In craft, artisans are finding that in a world of infinite replication, authenticity becomes scarcity. Research shows that 94% of Etsy buyers prioritize handmade quality, and craft workers rank among the least vulnerable to AI displacement. Code can be automated. Craft cannot.
In branding, companies like Patagonia, Fenty Beauty, and Glossier have built loyalty not through scale but through distinctiveness—environmental activism, inclusive representation, user-generated authenticity. Fast Company's 2024 "Brands That Matter" list highlights companies that aren't just contributing to culture but shaping it through taste, mission, and craft.
What unites these examples is a refusal to optimize for ease. They embrace the hard things: iteration, restraint, patience, risk. They understand that the promise of technology was never that success would be easy—only that it would be possible.
Closing the Gap
The taste gap will not close itself. Technology will continue to make production easier, faster, and cheaper. AI will generate more content, automate more tasks, and optimize more processes. The baseline of competence will keep rising—and so will the ocean of mediocrity.

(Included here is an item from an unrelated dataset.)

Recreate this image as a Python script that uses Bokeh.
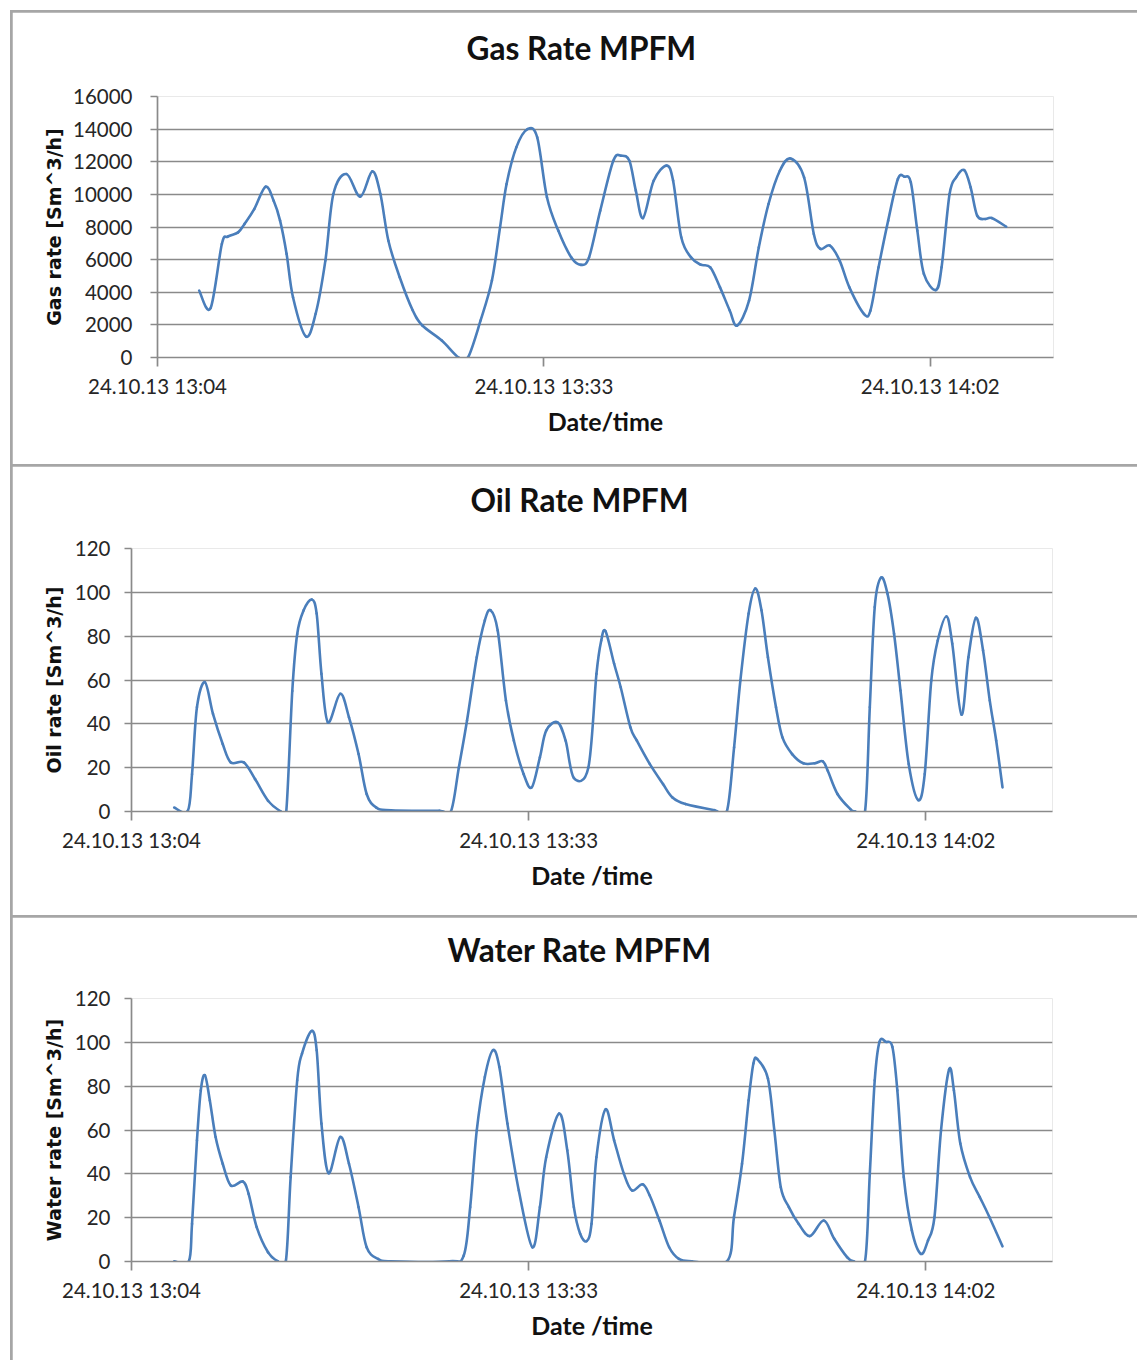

But taste remains irreducible to algorithms. It requires human judgment, cultural knowledge, and aesthetic discernment that no model can replicate. It demands the courage to reject easy answers, the discipline to iterate endlessly, and the confidence to exercise restraint. Most of all, it requires embracing the hard things—the parts of creation that resist automation precisely because they require wisdom, not just intelligence.
For creators and businesses navigating this landscape, the path forward is paradoxically both ancient and urgent: do the work, develop taste, resist mediocrity, and trust that excellence—not ease—creates lasting value. The technology is available to everyone. Taste is not.
Technology makes success possible. Taste makes it matter.
And in a world drowning in content but starving for meaning, that difference is everything.